-- BEGIN Records provided --
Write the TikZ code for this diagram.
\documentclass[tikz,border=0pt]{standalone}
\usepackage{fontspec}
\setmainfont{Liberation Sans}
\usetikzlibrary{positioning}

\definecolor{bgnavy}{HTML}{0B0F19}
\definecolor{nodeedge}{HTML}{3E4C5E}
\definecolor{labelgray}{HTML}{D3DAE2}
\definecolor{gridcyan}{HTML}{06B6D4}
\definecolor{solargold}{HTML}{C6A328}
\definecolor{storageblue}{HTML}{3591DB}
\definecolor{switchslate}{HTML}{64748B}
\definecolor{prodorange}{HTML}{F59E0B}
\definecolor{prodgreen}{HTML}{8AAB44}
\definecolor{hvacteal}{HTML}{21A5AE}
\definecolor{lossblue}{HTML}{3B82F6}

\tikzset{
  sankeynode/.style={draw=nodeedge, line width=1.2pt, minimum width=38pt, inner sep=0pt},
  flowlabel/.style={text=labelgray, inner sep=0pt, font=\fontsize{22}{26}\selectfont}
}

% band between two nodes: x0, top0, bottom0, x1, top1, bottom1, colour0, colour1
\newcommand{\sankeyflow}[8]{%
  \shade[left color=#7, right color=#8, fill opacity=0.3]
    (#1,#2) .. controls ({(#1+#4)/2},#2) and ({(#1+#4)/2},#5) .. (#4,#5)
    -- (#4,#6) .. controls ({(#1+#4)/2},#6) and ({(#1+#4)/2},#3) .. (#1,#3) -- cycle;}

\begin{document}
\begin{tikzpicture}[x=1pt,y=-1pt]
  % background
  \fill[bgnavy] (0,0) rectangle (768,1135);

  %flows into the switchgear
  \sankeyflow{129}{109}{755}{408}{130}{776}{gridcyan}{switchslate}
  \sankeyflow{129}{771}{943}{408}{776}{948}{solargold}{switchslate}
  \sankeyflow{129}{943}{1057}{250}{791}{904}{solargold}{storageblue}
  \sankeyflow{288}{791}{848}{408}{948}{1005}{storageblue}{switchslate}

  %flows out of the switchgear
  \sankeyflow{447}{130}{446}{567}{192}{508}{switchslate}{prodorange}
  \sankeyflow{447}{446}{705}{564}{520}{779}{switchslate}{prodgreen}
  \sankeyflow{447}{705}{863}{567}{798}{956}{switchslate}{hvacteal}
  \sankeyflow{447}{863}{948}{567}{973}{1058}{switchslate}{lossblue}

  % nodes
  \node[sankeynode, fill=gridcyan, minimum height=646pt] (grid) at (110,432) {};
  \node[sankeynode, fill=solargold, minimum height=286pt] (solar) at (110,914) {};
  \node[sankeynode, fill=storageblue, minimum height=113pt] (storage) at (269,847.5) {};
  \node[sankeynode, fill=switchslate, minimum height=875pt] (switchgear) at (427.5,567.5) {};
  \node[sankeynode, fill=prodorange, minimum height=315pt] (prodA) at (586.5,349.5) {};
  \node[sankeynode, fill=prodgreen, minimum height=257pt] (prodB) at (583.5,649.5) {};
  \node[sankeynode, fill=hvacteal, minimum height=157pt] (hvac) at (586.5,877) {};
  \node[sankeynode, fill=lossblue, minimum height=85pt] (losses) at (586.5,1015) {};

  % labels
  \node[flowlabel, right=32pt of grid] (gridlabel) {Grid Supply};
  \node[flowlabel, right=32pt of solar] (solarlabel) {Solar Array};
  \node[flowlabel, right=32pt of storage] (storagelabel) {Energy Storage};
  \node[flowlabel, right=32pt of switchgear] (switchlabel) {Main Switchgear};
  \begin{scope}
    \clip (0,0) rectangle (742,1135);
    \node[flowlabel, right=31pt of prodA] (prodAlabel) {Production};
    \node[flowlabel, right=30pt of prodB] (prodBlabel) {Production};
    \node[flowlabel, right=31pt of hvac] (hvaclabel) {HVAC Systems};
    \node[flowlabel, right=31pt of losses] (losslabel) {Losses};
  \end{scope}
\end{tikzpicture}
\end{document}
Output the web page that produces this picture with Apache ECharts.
-- END Records provided --
Instructions to follow -
Every record should be repeated exactly; please leave none out.

Solution to this exercise -
Write the TikZ code for this diagram.
\documentclass[tikz,border=0pt]{standalone}
\usepackage{fontspec}
\setmainfont{Liberation Sans}
\usetikzlibrary{positioning}

\definecolor{bgnavy}{HTML}{0B0F19}
\definecolor{nodeedge}{HTML}{3E4C5E}
\definecolor{labelgray}{HTML}{D3DAE2}
\definecolor{gridcyan}{HTML}{06B6D4}
\definecolor{solargold}{HTML}{C6A328}
\definecolor{storageblue}{HTML}{3591DB}
\definecolor{switchslate}{HTML}{64748B}
\definecolor{prodorange}{HTML}{F59E0B}
\definecolor{prodgreen}{HTML}{8AAB44}
\definecolor{hvacteal}{HTML}{21A5AE}
\definecolor{lossblue}{HTML}{3B82F6}

\tikzset{
  sankeynode/.style={draw=nodeedge, line width=1.2pt, minimum width=38pt, inner sep=0pt},
  flowlabel/.style={text=labelgray, inner sep=0pt, font=\fontsize{22}{26}\selectfont}
}

% band between two nodes: x0, top0, bottom0, x1, top1, bottom1, colour0, colour1
\newcommand{\sankeyflow}[8]{%
  \shade[left color=#7, right color=#8, fill opacity=0.3]
    (#1,#2) .. controls ({(#1+#4)/2},#2) and ({(#1+#4)/2},#5) .. (#4,#5)
    -- (#4,#6) .. controls ({(#1+#4)/2},#6) and ({(#1+#4)/2},#3) .. (#1,#3) -- cycle;}

\begin{document}
\begin{tikzpicture}[x=1pt,y=-1pt]
  % background
  \fill[bgnavy] (0,0) rectangle (768,1135);

  %flows into the switchgear
  \sankeyflow{129}{109}{755}{408}{130}{776}{gridcyan}{switchslate}
  \sankeyflow{129}{771}{943}{408}{776}{948}{solargold}{switchslate}
  \sankeyflow{129}{943}{1057}{250}{791}{904}{solargold}{storageblue}
  \sankeyflow{288}{791}{848}{408}{948}{1005}{storageblue}{switchslate}

  %flows out of the switchgear
  \sankeyflow{447}{130}{446}{567}{192}{508}{switchslate}{prodorange}
  \sankeyflow{447}{446}{705}{564}{520}{779}{switchslate}{prodgreen}
  \sankeyflow{447}{705}{863}{567}{798}{956}{switchslate}{hvacteal}
  \sankeyflow{447}{863}{948}{567}{973}{1058}{switchslate}{lossblue}

  % nodes
  \node[sankeynode, fill=gridcyan, minimum height=646pt] (grid) at (110,432) {};
  \node[sankeynode, fill=solargold, minimum height=286pt] (solar) at (110,914) {};
  \node[sankeynode, fill=storageblue, minimum height=113pt] (storage) at (269,847.5) {};
  \node[sankeynode, fill=switchslate, minimum height=875pt] (switchgear) at (427.5,567.5) {};
  \node[sankeynode, fill=prodorange, minimum height=315pt] (prodA) at (586.5,349.5) {};
  \node[sankeynode, fill=prodgreen, minimum height=257pt] (prodB) at (583.5,649.5) {};
  \node[sankeynode, fill=hvacteal, minimum height=157pt] (hvac) at (586.5,877) {};
  \node[sankeynode, fill=lossblue, minimum height=85pt] (losses) at (586.5,1015) {};

  % labels
  \node[flowlabel, right=32pt of grid] (gridlabel) {Grid Supply};
  \node[flowlabel, right=32pt of solar] (solarlabel) {Solar Array};
  \node[flowlabel, right=32pt of storage] (storagelabel) {Energy Storage};
  \node[flowlabel, right=32pt of switchgear] (switchlabel) {Main Switchgear};
  \begin{scope}
    \clip (0,0) rectangle (742,1135);
    \node[flowlabel, right=31pt of prodA] (prodAlabel) {Production};
    \node[flowlabel, right=30pt of prodB] (prodBlabel) {Production};
    \node[flowlabel, right=31pt of hvac] (hvaclabel) {HVAC Systems};
    \node[flowlabel, right=31pt of losses] (losslabel) {Losses};
  \end{scope}
\end{tikzpicture}
\end{document}
Output the web page that produces this picture with Apache ECharts.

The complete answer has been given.